Collaboration will focus on human-machine interaction.
Researchers at the International Computer Science Institute (ICSI) are working with Microsoft to advance the state of the art in human-computer interaction relying on speech and other modalities.
"[This] creates a win-win situation," says Roberto Pieraccini, director of ICSI. "Both Microsoft and ICSI have among the best researchers in speech, so collaboration among them has the potential to produce substantial advancements in the field. Microsoft researchers are working with a focus on commercial realizations, while ICSI researchers follow a more academic and curiosity-driven approach. Thus, in this collaboration, ICSI has a unique opportunity to work on specific problems and real data, while Microsoft can benefit [from] the ICSI long-term research vision."
Under the partnership, researchers will use information conveyed by the melody and rhythm of speech, known as prosody, to improve automatic speech understanding.
"One of the first projects is that of understanding how to use speech prosody—the intonation always present in natural speech—to extract information which can be used to identify the intention and the emotional state of the speaker," Pieraccini says. "While there have been several attempts in the past to use prosodic information at the level of speech recognition, we have not been able to use that effectively. In this study we are trying to push those attempts further."
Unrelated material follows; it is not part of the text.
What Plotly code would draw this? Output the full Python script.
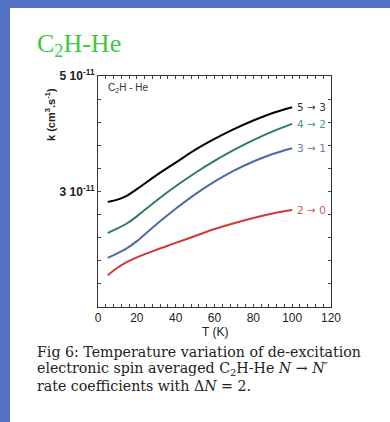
import plotly.graph_objects as go

# Data (rate coefficients in units of 1e-11 cm^3 s^-1)
T = [5, 10, 15, 20, 30, 40, 50, 60, 70, 80, 90, 100]
k_53 = [2.82, 2.86, 2.93, 3.04, 3.28, 3.50, 3.72, 3.91, 4.08, 4.23, 4.36, 4.46]
k_42 = [2.28, 2.36, 2.45, 2.57, 2.84, 3.09, 3.32, 3.53, 3.72, 3.89, 4.04, 4.17]
k_31 = [1.85, 1.93, 2.02, 2.14, 2.43, 2.70, 2.95, 3.17, 3.36, 3.52, 3.65, 3.75]
k_20 = [1.55, 1.68, 1.78, 1.86, 1.99, 2.11, 2.23, 2.35, 2.45, 2.54, 2.62, 2.68]
labels = ["5 → 3", "4 → 2", "3 → 1", "2 → 0"]
line_colors = ["#000000", "#2f7d57", "#4d6aa6", "#cc3a3a"]
label_colors = ["#333333", "#4a9a70", "#6a7fa8", "#d05858"]
x_ticks = [0, 20, 40, 60, 80, 100, 120]
y_ticks = [3.0, 5.0]
y_tick_text = ["3 10<sup>-11</sup>", "5 10<sup>-11</sup>"]

W, H = 390, 422
L, R, TOP, BOT = 98, 331, 76, 307


def px(x):
    return (x - L) / (R - L)


def py(y):
    return (BOT - y) / (BOT - TOP)


fig = go.Figure()
series = [k_53, k_42, k_31, k_20]
for vals, name, c in zip(series, labels, line_colors):
    fig.add_trace(go.Scatter(
        x=T, y=[v * 1e-11 for v in vals], mode="lines", name=name,
        line=dict(color=c, width=2, shape="spline", smoothing=0.8),
        showlegend=False, hoverinfo="skip"))

for vals, name, c in zip(series, labels, label_colors):
    fig.add_annotation(x=T[-1], y=vals[-1] * 1e-11, xref="x", yref="y",
                       text=name, showarrow=False, xanchor="left", xshift=3,
                       font=dict(family="DejaVu Sans", size=10.5, color=c))

fig.update_xaxes(range=[0, 120], tickvals=x_ticks, ticks="inside",
                 ticklen=3, tickcolor="#444", showline=True, linecolor="#333",
                 linewidth=1, mirror="allticks", showgrid=False, zeroline=False,
                 minor=dict(dtick=4, tick0=0, ticks="inside", ticklen=3,
                            tickcolor="#444", showgrid=False),
                 tickfont=dict(family="Liberation Sans", size=12, color="#222"))
fig.update_yaxes(range=[1e-11, 5e-11], tickvals=[v * 1e-11 for v in y_ticks],
                 ticktext=["<b>" + t + "</b>" for t in y_tick_text],
                 ticks="inside", ticklen=3, tickcolor="#444",
                 showline=True, linecolor="#333", linewidth=1, mirror="allticks",
                 showgrid=False, zeroline=False,
                 minor=dict(dtick=0.4e-11, tick0=1e-11, ticks="inside", ticklen=3,
                            tickcolor="#444", showgrid=False),
                 tickfont=dict(family="Liberation Sans", size=12, color="#222"))

# blue slide border
blue = "#5372c3"
fig.add_shape(type="rect", xref="paper", yref="paper", x0=px(-5), x1=px(W + 5),
              y0=py(8), y1=py(-5), fillcolor=blue, line_width=0, layer="above")
fig.add_shape(type="rect", xref="paper", yref="paper", x0=px(-5), x1=px(10),
              y0=py(H + 5), y1=py(-5), fillcolor=blue, line_width=0, layer="above")

cap_font = dict(family="DejaVu Serif", size=14.2, color="#222")
ann = [
    dict(x=px(35), y=py(45), text="C<sub>2</sub>H-He", xanchor="left", yanchor="middle",
         font=dict(family="Liberation Serif", size=26, color="#3fc83f")),
    dict(x=px(106), y=py(88), text="C<sub>2</sub>H - He", xanchor="left", yanchor="middle",
         font=dict(family="Liberation Sans", size=10, color="#333")),
    dict(x=px(50), y=py(115), text="<b>k (cm<sup>3</sup>.s<sup>-1</sup>)</b>", textangle=-90,
         xanchor="center", yanchor="middle",
         font=dict(family="Liberation Sans", size=11, color="#222")),
    dict(x=px(215), y=py(332), text="T (K)", xanchor="center", yanchor="middle",
         font=dict(family="Liberation Sans", size=12, color="#222")),
    dict(x=px(35), y=py(352), text="Fig 6: Temperature variation of de-excitation",
         xanchor="left", yanchor="middle", font=cap_font),
    dict(x=px(35), y=py(369),
         text="electronic spin averaged C<sub>2</sub>H-He <i>N</i> → <i>N′</i>",
         xanchor="left", yanchor="middle", font=cap_font),
    dict(x=px(35), y=py(386), text="rate coefficients with Δ<i>N</i> = 2.",
         xanchor="left", yanchor="middle", font=cap_font),
]
for a in ann:
    fig.add_annotation(xref="paper", yref="paper", showarrow=False, **a)

fig.update_layout(width=W, height=H, margin=dict(l=L, r=W - R, t=TOP, b=H - BOT),
                  paper_bgcolor="white", plot_bgcolor="white")
fig.write_html("out.html", config={"displayModeBar": False},
               post_script="document.body.style.margin='0';document.body.style.overflow='hidden';")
Elizabeth Shriberg and Andreas Stolcke, principal scientists with the Conversational Systems Laboratory (CSL) at Microsoft and ICSI external fellows, will lead the effort. CSL, an applied research group within Microsoft's Online Services Division based at the Microsoft campus in Sunnyvale, Calif, is exploring novel ways to interact naturally with computer systems and services using speech, natural language text, and gesture. Its aim is to enable conversational understanding of users' inputs and intentions across a range of devices, from mobile phones to Xbox consoles in the living room. CSL conducts research spanning a range of scientific disciplines, from acoustic to semantic and affective language processing.